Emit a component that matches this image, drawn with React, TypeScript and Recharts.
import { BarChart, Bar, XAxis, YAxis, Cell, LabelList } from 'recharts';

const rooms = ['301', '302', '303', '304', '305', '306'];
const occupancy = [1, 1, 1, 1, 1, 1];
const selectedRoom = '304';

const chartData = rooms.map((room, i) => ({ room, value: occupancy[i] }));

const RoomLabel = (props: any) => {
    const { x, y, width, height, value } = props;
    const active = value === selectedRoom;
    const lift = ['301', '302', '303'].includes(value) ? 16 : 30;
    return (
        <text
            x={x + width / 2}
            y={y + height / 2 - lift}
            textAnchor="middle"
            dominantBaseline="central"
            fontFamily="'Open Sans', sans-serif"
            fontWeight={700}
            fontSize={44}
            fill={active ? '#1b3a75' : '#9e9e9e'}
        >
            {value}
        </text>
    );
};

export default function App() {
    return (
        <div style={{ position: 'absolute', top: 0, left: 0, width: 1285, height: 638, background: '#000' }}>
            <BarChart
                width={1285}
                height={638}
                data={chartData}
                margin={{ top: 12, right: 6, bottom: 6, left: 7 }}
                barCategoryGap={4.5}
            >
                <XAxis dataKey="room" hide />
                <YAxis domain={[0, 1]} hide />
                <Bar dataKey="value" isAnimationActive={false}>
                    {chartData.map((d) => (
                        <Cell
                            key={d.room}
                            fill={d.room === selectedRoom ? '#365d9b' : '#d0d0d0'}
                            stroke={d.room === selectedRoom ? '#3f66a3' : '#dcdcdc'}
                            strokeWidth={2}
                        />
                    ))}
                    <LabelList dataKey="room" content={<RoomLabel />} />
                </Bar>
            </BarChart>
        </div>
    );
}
- - -
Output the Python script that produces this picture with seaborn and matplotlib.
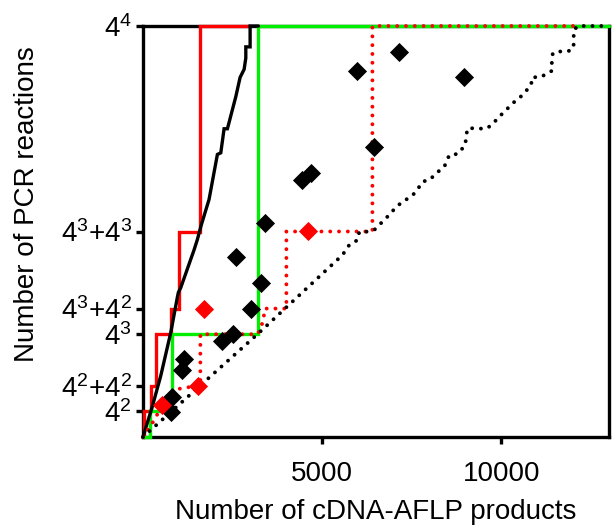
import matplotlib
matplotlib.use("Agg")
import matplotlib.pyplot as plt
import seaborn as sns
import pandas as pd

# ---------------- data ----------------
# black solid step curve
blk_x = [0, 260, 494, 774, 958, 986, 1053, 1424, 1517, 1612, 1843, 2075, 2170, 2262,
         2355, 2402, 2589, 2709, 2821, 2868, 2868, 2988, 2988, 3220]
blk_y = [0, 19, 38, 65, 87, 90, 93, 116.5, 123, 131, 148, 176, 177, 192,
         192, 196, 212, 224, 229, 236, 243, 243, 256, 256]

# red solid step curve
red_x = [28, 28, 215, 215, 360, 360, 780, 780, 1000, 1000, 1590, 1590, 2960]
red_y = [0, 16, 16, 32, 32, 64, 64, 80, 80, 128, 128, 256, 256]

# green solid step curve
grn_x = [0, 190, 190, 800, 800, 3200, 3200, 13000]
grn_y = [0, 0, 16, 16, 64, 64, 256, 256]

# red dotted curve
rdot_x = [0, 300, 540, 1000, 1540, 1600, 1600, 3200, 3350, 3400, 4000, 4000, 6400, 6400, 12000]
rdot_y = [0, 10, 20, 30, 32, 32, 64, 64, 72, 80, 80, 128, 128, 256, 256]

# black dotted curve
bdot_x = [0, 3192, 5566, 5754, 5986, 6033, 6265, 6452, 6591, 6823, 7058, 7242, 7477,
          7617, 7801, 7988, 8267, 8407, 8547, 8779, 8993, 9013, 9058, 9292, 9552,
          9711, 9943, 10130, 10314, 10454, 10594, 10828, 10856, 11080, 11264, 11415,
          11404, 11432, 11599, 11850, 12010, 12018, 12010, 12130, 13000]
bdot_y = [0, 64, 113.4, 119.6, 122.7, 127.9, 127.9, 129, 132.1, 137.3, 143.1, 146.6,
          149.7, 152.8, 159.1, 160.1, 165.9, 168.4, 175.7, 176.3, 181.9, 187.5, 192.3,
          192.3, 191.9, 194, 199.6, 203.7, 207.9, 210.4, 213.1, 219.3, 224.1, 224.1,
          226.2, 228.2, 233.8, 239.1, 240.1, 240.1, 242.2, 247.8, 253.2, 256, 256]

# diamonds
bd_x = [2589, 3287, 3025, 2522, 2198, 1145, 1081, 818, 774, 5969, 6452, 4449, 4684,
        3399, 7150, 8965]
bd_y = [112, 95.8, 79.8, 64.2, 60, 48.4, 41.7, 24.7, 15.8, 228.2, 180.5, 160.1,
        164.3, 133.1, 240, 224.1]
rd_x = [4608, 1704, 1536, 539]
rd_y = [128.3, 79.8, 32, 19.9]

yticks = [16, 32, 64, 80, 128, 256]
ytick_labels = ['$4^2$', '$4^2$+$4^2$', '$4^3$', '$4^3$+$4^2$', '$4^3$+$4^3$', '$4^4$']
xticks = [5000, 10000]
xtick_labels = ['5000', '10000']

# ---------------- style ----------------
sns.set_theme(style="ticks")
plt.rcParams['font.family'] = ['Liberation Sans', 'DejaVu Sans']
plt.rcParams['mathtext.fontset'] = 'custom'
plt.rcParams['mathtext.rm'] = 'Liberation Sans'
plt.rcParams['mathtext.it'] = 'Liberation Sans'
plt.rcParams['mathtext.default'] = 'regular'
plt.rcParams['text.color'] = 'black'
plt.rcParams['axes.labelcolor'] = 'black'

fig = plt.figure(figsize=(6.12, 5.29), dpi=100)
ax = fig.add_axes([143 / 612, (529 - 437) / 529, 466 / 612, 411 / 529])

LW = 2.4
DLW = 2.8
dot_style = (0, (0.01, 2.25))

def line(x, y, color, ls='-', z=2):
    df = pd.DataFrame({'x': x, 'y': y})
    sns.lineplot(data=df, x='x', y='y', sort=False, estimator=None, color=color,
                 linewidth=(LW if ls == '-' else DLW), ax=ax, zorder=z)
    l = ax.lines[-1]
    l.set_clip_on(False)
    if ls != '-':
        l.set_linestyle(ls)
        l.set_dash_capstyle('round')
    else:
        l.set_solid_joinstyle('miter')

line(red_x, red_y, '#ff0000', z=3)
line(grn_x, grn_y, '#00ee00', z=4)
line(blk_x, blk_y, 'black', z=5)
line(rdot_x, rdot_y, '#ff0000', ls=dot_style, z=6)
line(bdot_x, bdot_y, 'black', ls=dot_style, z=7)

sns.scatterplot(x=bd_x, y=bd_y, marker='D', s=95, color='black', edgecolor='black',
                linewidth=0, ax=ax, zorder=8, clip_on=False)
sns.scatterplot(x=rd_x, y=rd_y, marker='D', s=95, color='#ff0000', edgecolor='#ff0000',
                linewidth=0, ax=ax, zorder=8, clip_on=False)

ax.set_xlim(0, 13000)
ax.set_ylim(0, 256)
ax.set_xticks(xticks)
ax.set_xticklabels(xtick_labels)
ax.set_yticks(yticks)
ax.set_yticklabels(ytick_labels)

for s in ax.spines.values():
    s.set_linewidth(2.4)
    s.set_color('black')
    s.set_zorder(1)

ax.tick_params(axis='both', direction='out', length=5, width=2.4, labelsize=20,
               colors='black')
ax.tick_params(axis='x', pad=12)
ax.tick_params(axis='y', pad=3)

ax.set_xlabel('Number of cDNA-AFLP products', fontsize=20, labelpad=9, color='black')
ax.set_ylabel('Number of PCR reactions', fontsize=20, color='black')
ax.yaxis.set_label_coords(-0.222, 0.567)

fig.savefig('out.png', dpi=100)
- - -
The lines to reproduce run from the one above containing "Output the Python" through the one containing "import pandas as pd". Copy them exactly and leave out all pictures.

Output the Python script that produces this picture with seaborn and matplotlib.
import matplotlib
matplotlib.use("Agg")
import matplotlib.pyplot as plt
import seaborn as sns
import pandas as pd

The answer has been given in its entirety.